#### Stated goal
Everything from the line with "Generate a Python" down to the line with "min_border_right=32, min_border_top=33, min_border_bottom=60)" below must be printed exactly, those two lines included. Exclude pictures.

#### Exercise data
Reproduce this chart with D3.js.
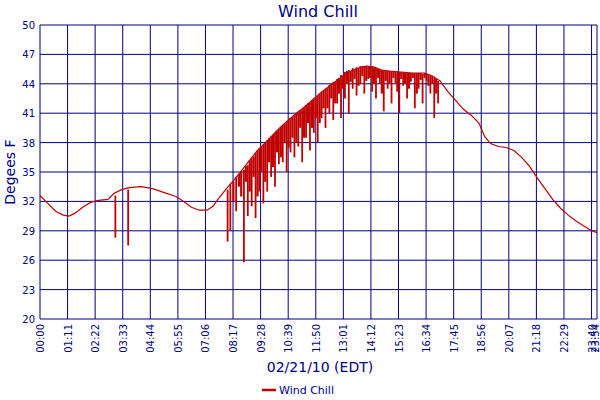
<!DOCTYPE html>
<html><head><meta charset="utf-8">
<script src="https://cdn.jsdelivr.net/npm/d3@7"></script>
<style>body{margin:0;background:#fff}text{font-family:"DejaVu Sans",sans-serif;fill:#000080}</style>
</head><body><div id="chart"></div>
<script>
// minutes since midnight, degrees F
const baseMinutes = [0,20,40,60,75,90,110,130,150,175,190,210,230,260,290,320,350,370,390,410,430,445,460,480,500,520,540,560,580,600,620,640,660,680,700,720,740,760,780,800,820,840,860,880,900,930,960,990,1010,1030,1050,1070,1090,1110,1130,1145,1160,1180,1200,1220,1240,1260,1280,1300,1320,1340,1360,1380,1400,1420,1434];
const baseValues = [32.6,31.8,31.0,30.6,30.5,30.8,31.4,31.9,32.1,32.2,32.8,33.2,33.4,33.5,33.3,32.9,32.5,32.0,31.4,31.1,31.1,31.5,32.3,33.3,34.2,35.2,36.2,37.2,38.0,38.8,39.6,40.3,41.0,41.6,42.3,43.0,43.6,44.2,44.8,45.3,45.6,45.8,45.7,45.4,45.3,45.2,45.1,45.1,44.8,44.3,43.2,42.3,41.4,40.8,40.0,38.6,37.9,37.6,37.5,37.2,36.5,35.6,34.4,33.3,32.2,31.3,30.6,30.0,29.5,29.0,28.8];
// wind gust drops, two interleaved sets
const spikeMinutes = [194,227,483,490,505,525,535,545,555,565,575,585,595,605,615,625,635,645,655,665,675,685,695,705,715,725,735,745,755,765,775,785,795,805,815,825,835,845,855,865,875,885,895,905,915,925,935,945,955,965,975,985,995,1005,1015,1025];
const spikeTops = [32.6,33.2,33.2,33.8,34.5,35.2,35.7,36.4,36.9,37.4,37.8,38.2,38.6,39.0,39.4,39.8,40.1,40.5,40.8,41.1,41.4,41.8,42.1,42.5,42.8,43.2,43.5,43.9,44.2,44.5,44.9,45.2,45.4,45.6,45.7,45.8,45.8,45.8,45.8,45.6,45.4,45.3,45.3,45.2,45.2,45.2,45.1,45.1,45.1,45.1,45.1,45.0,45.0,44.8,44.6,44.3];
const spikeBottoms = [28.3,27.5,27.9,29.0,31.0,25.8,30.5,31.5,30.3,33.0,31.8,33.0,34.5,33.5,35.8,36.0,35.0,37.0,36.5,37.6,36.0,38.5,37.2,39.0,38.0,40.5,39.5,41.0,40.3,42.0,40.5,42.5,41.0,43.5,42.8,44.0,43.0,44.5,43.2,42.5,44.0,41.2,43.5,42.0,44.0,41.0,43.8,42.5,44.2,41.5,43.5,42.0,44.3,43.0,40.5,42.0];
const spike2Minutes = [498,512,518,530,540,550,560,570,580,590,600,610,620,630,640,650,660,670,680,690,700,710,720,730,740,750,760,770,780,790,800,810,820,830,840,850,860,870,880,890,900,910,920,930,940,950,960,970,980,990,1000,1010,1020];
const spike2Tops = [34.0,34.8,35.1,35.6,36.2,36.6,37.2,37.6,38.0,38.4,38.8,39.2,39.6,39.9,40.3,40.6,41.0,41.3,41.6,42.0,42.3,42.6,43.0,43.3,43.6,44.0,44.2,44.6,44.8,45.3,45.3,45.5,45.6,45.8,45.8,45.8,45.7,45.5,45.4,45.3,45.3,45.2,45.2,45.2,45.1,45.1,45.1,45.1,45.1,45.1,45.0,44.8,44.5];
const spike2Bottoms = [32.0,33.5,32.5,34.0,33.0,34.5,32.5,35.0,34.0,36.0,35.5,37.0,36.5,38.0,37.5,38.5,38.0,39.5,38.5,40.0,39.5,40.5,40.0,41.5,41.5,42.5,42.0,43.0,43.5,44.0,44.2,44.5,43.8,44.8,44.3,44.6,44.0,44.6,43.0,44.3,44.0,44.6,43.2,44.5,44.0,43.5,44.6,43.0,44.4,44.6,43.8,44.0,43.0];
const tickMinutes = [0,71,142,213,284,355,426,497,568,639,710,781,852,923,994,1065,1136,1207,1278,1349,1420,1434];
const yTicks = [20,23,26,29,32,35,38,41,44,47,50];

const W = 600, H = 400, m = {l: 40, r: 3, t: 25, b: 81};
const svg = d3.select("#chart").append("svg").attr("width", W).attr("height", H);
const x = d3.scaleLinear().domain([0, 1434]).range([m.l, W - m.r]);
const y = d3.scaleLinear().domain([20, 50]).range([H - m.b, m.t]);
const navy = "#000080", red = "#c00000";

const fmt = t => String(Math.floor(t / 60)).padStart(2, "0") + ":" + String(t % 60).padStart(2, "0");

// grid
svg.append("g").selectAll("line").data(tickMinutes).join("line")
  .attr("x1", d => x(d)).attr("x2", d => x(d)).attr("y1", y(20)).attr("y2", y(50))
  .attr("stroke", navy).attr("stroke-width", 1);
svg.append("g").selectAll("line").data(yTicks).join("line")
  .attr("x1", x(0)).attr("x2", x(1434)).attr("y1", d => y(d)).attr("y2", d => y(d))
  .attr("stroke", navy).attr("stroke-width", 1);

// axes labels
svg.append("g").selectAll("text").data(yTicks).join("text")
  .attr("x", m.l - 5).attr("y", d => y(d) + 4).attr("text-anchor", "end")
  .attr("font-size", 10).text(d => d);
svg.append("g").selectAll("text").data(tickMinutes).join("text")
  .attr("transform", d => `translate(${Math.min(x(d) + 4, W - 1)},${H - m.b + 5}) rotate(-90)`)
  .attr("text-anchor", "end").attr("font-size", 10).text(fmt);

// data
const line = d3.line().x(d => x(d[0])).y(d => y(d[1]));
svg.append("path").datum(baseMinutes.map((t, i) => [t, baseValues[i]]))
  .attr("d", line).attr("fill", "none").attr("stroke", red).attr("stroke-width", 1.2);
svg.append("g").selectAll("line").data(spikeMinutes).join("line")
  .attr("x1", d => x(d)).attr("x2", d => x(d))
  .attr("y1", (d, i) => y(spikeTops[i])).attr("y2", (d, i) => y(spikeBottoms[i]))
  .attr("stroke", red).attr("stroke-width", 1.8);
svg.append("g").selectAll("line").data(spike2Minutes).join("line")
  .attr("x1", d => x(d)).attr("x2", d => x(d))
  .attr("y1", (d, i) => y(spike2Tops[i])).attr("y2", (d, i) => y(spike2Bottoms[i]))
  .attr("stroke", red).attr("stroke-width", 2.2);

// titles
svg.append("text").attr("x", 318).attr("y", 17).attr("text-anchor", "middle")
  .attr("font-size", 16).text("Wind Chill");
svg.append("text").attr("transform", `translate(15,${(m.t + H - m.b) / 2}) rotate(-90)`)
  .attr("text-anchor", "middle").attr("font-size", 14).text("Degees F");
svg.append("text").attr("x", 320).attr("y", 372).attr("text-anchor", "middle")
  .attr("font-size", 14).text("02/21/10 (EDT)");
svg.append("line").attr("x1", 262).attr("x2", 276).attr("y1", 390).attr("y2", 390)
  .attr("stroke", red).attr("stroke-width", 2.5);
svg.append("text").attr("x", 279).attr("y", 394).attr("font-size", 11).text("Wind Chill");
</script></body></html>
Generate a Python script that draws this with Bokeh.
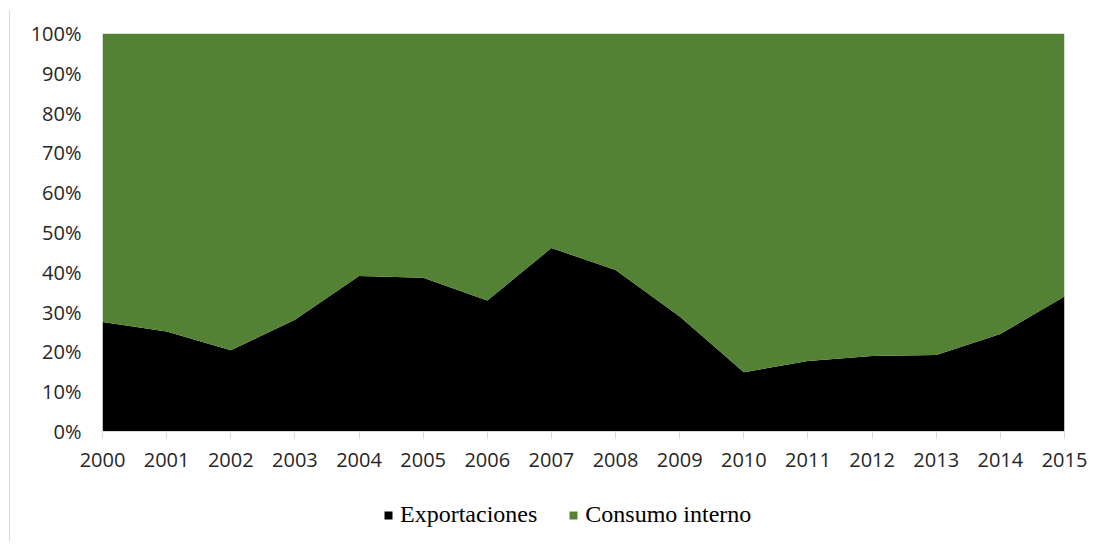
from bokeh.plotting import figure
from bokeh.layouts import column
from bokeh.models import Range1d, NumeralTickFormatter, Legend, LegendItem, FixedTicker, ColumnDataSource
from bokeh.embed import file_html
from bokeh.resources import INLINE

years = list(range(2000, 2016))
exportaciones = [0.275, 0.251, 0.204, 0.281, 0.391, 0.386, 0.329, 0.461, 0.406, 0.289,
                 0.149, 0.177, 0.190, 0.192, 0.245, 0.339]
consumo_interno = [1 - v for v in exportaciones]
y_ticks = [0, 0.1, 0.2, 0.3, 0.4, 0.5, 0.6, 0.7, 0.8, 0.9, 1.0]
series_names = ["Exportaciones", "Consumo interno"]
series_colors = ["#000000", "#548235"]

src = ColumnDataSource(dict(year=years, exp=exportaciones, cons=consumo_interno))

p = figure(frame_width=962, frame_height=398,
           output_backend="svg", toolbar_location=None,
           x_range=Range1d(2000, 2015), y_range=Range1d(0, 1),
           min_border_left=102, min_border_right=32, min_border_top=33, min_border_bottom=60)

r = p.varea_stack(["exp", "cons"], x="year", source=src, color=series_colors)

p.outline_line_color = None
p.xgrid.visible = False
p.ygrid.visible = False
p.border_fill_color = None

p.xaxis.ticker = FixedTicker(ticks=years)
p.xaxis.axis_line_color = "#d9d9d9"
p.xaxis.major_tick_line_color = "#d9d9d9"
p.xaxis.major_tick_out = 7
p.xaxis.major_tick_in = 0
p.xaxis.minor_tick_line_color = None
p.xaxis.major_label_text_font = "Open Sans"
p.xaxis.major_label_text_font_size = "20px"
p.xaxis.major_label_text_color = "#262626"
p.xaxis.major_label_standoff = 14

p.yaxis.ticker = FixedTicker(ticks=y_ticks)
p.yaxis.formatter = NumeralTickFormatter(format="0%")
p.yaxis.axis_line_color = None
p.yaxis.major_tick_line_color = None
p.yaxis.minor_tick_line_color = None
p.yaxis.major_label_text_font = "Open Sans"
p.yaxis.major_label_text_font_size = "20px"
p.yaxis.major_label_text_color = "#262626"
p.yaxis.major_label_standoff = 15

p.styles = {"background-image": "linear-gradient(to right, transparent 9px, #d9d9d9 9px, #d9d9d9 10px, transparent 10px)",
            "background-repeat": "no-repeat",
            "background-position": "0 10px",
            "background-size": "100% calc(100% - 10px)"}

# legend strip below the chart
p2 = figure(width=1096, height=50, output_backend="svg", toolbar_location=None,
            x_range=Range1d(0, 1), y_range=Range1d(0, 1), min_border=0)
r2 = p2.varea_stack(["exp", "cons"], x="year", source=src, color=series_colors)
p2.axis.visible = False
p2.grid.visible = False
p2.outline_line_color = None
p2.border_fill_color = None
p2.background_fill_color = None
legend = Legend(items=[LegendItem(label=series_names[0], renderers=[r2[0]]),
                       LegendItem(label=series_names[1], renderers=[r2[1]])],
                orientation="horizontal", location=(281, 13),
                label_text_font="Liberation Serif", label_text_font_size="24px",
                label_text_color="#000000", glyph_width=10, glyph_height=10,
                label_standoff=7, spacing=31, border_line_color=None,
                background_fill_alpha=0, margin=0, padding=4)
p2.add_layout(legend, "center")
p2.styles = {"background-image": "linear-gradient(to right, transparent 9px, #d9d9d9 9px, #d9d9d9 10px, transparent 10px)",
             "background-repeat": "no-repeat"}

open("out.html", "w").write(file_html(column(p, p2, spacing=0), INLINE))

#### Answer below
Generate a Python script that draws this with Bokeh.
from bokeh.plotting import figure
from bokeh.layouts import column
from bokeh.models import Range1d, NumeralTickFormatter, Legend, LegendItem, FixedTicker, ColumnDataSource
from bokeh.embed import file_html
from bokeh.resources import INLINE

years = list(range(2000, 2016))
exportaciones = [0.275, 0.251, 0.204, 0.281, 0.391, 0.386, 0.329, 0.461, 0.406, 0.289,
                 0.149, 0.177, 0.190, 0.192, 0.245, 0.339]
consumo_interno = [1 - v for v in exportaciones]
y_ticks = [0, 0.1, 0.2, 0.3, 0.4, 0.5, 0.6, 0.7, 0.8, 0.9, 1.0]
series_names = ["Exportaciones", "Consumo interno"]
series_colors = ["#000000", "#548235"]

src = ColumnDataSource(dict(year=years, exp=exportaciones, cons=consumo_interno))

p = figure(frame_width=962, frame_height=398,
           output_backend="svg", toolbar_location=None,
           x_range=Range1d(2000, 2015), y_range=Range1d(0, 1),
           min_border_left=102, min_border_right=32, min_border_top=33, min_border_bottom=60)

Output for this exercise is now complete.